— START PROVIDED ENTRIES —

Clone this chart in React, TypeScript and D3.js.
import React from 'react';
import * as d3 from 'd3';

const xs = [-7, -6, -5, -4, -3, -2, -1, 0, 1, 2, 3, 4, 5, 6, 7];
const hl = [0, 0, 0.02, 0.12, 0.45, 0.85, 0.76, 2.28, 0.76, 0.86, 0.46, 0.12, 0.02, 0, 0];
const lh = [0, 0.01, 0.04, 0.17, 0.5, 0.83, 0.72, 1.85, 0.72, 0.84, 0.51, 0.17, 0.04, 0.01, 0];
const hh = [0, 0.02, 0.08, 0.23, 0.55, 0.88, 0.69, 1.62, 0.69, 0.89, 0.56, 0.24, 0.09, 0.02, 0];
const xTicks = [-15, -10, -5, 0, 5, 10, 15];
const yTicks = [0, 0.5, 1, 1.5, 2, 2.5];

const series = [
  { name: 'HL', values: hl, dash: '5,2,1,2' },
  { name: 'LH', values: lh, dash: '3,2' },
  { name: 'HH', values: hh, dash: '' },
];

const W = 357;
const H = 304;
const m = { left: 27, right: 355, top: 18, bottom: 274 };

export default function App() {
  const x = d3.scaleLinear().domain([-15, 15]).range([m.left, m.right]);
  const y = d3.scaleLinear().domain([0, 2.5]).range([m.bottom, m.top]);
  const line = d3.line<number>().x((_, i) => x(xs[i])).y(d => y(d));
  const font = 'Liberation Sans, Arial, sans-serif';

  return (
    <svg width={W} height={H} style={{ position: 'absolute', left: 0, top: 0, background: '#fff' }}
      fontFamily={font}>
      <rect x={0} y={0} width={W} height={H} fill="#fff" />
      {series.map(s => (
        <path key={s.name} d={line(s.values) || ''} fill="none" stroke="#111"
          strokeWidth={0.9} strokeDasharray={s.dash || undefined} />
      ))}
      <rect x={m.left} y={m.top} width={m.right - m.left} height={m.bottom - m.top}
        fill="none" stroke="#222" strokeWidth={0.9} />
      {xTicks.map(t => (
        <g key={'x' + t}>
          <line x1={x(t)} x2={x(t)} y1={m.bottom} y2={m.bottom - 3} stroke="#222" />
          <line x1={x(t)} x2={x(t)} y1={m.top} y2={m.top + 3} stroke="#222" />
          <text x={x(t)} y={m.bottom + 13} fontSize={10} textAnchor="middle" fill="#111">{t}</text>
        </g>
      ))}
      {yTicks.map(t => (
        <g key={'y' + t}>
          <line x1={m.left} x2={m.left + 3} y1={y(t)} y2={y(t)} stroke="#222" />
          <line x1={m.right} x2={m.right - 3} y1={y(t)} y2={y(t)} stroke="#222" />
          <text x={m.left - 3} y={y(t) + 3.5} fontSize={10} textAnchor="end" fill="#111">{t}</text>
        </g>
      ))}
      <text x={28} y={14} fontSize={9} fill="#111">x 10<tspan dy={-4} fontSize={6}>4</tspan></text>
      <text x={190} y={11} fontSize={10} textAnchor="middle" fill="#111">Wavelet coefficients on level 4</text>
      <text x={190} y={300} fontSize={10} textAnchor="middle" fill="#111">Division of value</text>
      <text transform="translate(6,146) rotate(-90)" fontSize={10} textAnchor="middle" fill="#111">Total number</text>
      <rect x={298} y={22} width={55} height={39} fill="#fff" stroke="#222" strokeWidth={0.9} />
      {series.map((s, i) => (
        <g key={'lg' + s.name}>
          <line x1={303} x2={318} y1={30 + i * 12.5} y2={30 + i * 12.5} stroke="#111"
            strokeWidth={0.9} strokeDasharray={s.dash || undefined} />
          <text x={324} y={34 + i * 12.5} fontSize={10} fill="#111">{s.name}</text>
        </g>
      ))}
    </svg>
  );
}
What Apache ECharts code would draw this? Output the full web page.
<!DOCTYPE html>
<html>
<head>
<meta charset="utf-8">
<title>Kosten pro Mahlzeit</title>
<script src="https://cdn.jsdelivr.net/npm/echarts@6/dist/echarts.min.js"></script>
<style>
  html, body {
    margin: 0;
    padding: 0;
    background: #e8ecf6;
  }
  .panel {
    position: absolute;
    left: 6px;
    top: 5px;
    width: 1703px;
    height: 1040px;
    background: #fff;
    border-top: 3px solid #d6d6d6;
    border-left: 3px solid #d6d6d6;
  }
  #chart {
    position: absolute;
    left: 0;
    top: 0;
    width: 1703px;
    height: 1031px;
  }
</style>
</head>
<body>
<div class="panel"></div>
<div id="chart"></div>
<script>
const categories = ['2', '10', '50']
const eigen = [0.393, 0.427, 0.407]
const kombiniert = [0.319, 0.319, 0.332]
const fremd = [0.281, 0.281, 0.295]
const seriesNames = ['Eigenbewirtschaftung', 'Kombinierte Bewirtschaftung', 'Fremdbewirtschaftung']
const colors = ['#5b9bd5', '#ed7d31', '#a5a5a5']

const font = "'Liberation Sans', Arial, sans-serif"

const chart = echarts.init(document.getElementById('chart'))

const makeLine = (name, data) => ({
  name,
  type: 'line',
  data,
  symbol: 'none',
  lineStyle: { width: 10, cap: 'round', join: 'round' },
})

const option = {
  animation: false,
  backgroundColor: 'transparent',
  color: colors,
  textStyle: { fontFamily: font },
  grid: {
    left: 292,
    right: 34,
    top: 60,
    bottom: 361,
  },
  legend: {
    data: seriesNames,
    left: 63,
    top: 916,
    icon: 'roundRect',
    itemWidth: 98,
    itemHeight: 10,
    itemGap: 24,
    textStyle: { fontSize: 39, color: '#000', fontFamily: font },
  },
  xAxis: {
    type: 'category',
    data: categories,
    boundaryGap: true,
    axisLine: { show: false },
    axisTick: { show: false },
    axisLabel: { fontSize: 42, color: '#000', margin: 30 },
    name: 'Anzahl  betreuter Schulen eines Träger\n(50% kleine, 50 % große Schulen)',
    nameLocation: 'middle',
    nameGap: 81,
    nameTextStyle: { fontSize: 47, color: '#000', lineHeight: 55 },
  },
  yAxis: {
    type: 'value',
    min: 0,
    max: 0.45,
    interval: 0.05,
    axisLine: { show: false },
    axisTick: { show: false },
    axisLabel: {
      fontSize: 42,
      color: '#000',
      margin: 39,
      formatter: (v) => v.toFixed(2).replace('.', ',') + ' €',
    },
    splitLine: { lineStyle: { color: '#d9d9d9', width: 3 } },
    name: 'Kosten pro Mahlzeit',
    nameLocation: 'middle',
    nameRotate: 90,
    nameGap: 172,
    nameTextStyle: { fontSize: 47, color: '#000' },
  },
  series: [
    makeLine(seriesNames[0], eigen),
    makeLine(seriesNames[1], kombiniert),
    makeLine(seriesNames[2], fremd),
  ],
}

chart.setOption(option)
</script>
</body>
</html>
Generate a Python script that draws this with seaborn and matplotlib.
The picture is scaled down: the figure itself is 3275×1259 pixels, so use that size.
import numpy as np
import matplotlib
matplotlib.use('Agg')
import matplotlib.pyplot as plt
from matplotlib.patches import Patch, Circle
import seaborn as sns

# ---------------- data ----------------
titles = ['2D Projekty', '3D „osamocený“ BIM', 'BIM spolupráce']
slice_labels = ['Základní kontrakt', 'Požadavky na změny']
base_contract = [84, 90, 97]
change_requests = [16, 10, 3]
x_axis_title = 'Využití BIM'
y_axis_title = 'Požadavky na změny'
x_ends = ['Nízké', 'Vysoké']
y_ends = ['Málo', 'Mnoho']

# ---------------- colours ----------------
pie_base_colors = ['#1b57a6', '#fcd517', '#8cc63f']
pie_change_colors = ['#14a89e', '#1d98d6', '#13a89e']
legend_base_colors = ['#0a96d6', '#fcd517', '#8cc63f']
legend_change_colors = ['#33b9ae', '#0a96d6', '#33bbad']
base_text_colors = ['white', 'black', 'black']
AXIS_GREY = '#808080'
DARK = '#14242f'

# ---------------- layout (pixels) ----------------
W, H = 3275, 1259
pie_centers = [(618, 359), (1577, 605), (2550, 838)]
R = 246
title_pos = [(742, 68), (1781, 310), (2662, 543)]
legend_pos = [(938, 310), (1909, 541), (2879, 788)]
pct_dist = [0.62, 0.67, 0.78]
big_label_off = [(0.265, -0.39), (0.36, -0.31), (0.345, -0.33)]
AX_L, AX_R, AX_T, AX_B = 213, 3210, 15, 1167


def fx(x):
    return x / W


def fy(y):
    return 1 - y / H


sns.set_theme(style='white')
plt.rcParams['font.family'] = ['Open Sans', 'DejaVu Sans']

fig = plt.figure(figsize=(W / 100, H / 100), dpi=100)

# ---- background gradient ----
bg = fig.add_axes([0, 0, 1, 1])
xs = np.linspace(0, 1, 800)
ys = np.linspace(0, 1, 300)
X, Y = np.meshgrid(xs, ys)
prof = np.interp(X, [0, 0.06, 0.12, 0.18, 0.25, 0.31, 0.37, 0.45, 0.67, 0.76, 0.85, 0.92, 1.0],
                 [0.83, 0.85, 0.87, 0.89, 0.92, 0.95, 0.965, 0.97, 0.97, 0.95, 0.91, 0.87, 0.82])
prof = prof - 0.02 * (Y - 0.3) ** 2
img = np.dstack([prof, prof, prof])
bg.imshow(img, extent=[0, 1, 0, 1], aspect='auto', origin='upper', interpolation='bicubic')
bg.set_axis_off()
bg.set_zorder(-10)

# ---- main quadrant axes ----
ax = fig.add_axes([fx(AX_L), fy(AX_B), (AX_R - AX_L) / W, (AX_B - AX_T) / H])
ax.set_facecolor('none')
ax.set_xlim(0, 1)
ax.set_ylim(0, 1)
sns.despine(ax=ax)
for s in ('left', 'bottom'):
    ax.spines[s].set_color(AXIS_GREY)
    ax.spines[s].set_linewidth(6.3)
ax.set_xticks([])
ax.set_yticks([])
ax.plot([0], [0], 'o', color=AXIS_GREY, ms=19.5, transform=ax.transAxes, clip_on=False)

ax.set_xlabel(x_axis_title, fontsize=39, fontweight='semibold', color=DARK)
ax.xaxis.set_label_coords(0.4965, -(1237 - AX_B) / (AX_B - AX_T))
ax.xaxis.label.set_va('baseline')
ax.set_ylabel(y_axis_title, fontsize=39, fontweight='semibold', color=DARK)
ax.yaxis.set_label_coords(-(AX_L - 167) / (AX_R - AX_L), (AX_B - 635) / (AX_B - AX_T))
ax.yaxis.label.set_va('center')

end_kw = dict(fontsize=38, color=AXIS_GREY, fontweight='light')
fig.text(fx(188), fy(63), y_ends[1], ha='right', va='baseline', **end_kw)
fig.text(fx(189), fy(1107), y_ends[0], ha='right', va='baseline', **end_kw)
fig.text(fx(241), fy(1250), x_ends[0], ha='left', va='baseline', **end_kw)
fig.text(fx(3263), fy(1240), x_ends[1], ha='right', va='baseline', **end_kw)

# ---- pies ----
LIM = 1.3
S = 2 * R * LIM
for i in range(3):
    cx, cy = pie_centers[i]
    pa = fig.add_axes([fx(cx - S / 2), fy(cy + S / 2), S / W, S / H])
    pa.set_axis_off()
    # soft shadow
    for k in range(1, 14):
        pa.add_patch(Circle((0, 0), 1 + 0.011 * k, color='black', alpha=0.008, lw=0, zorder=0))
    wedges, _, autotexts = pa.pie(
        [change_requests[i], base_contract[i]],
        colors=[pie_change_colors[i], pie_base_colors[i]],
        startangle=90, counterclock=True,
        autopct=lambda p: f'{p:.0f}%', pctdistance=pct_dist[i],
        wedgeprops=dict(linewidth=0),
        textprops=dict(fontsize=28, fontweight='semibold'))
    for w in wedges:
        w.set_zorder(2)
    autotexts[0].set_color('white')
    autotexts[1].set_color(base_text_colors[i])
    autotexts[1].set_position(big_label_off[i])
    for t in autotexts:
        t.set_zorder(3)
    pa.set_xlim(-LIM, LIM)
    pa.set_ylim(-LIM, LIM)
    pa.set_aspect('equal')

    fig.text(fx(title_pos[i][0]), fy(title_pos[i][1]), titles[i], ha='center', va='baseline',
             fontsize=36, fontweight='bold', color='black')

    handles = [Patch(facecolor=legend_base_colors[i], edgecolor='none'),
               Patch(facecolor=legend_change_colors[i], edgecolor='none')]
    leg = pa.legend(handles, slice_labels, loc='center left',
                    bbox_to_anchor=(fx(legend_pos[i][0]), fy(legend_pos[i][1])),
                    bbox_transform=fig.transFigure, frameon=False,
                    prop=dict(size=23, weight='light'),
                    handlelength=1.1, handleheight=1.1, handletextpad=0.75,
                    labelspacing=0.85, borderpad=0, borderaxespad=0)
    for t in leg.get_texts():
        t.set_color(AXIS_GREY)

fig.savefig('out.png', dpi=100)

— END PROVIDED ENTRIES —

-- WORK REQUIRED --
Everything from the line containing "Generate a Python" down to the line containing "import seaborn as sns" should be retyped exactly, both lines included, and nothing more.

-- SOLUTION TO THE PROBLEM --
Generate a Python script that draws this with seaborn and matplotlib.
The picture is scaled down: the figure itself is 3275×1259 pixels, so use that size.
import numpy as np
import matplotlib
matplotlib.use('Agg')
import matplotlib.pyplot as plt
from matplotlib.patches import Patch, Circle
import seaborn as sns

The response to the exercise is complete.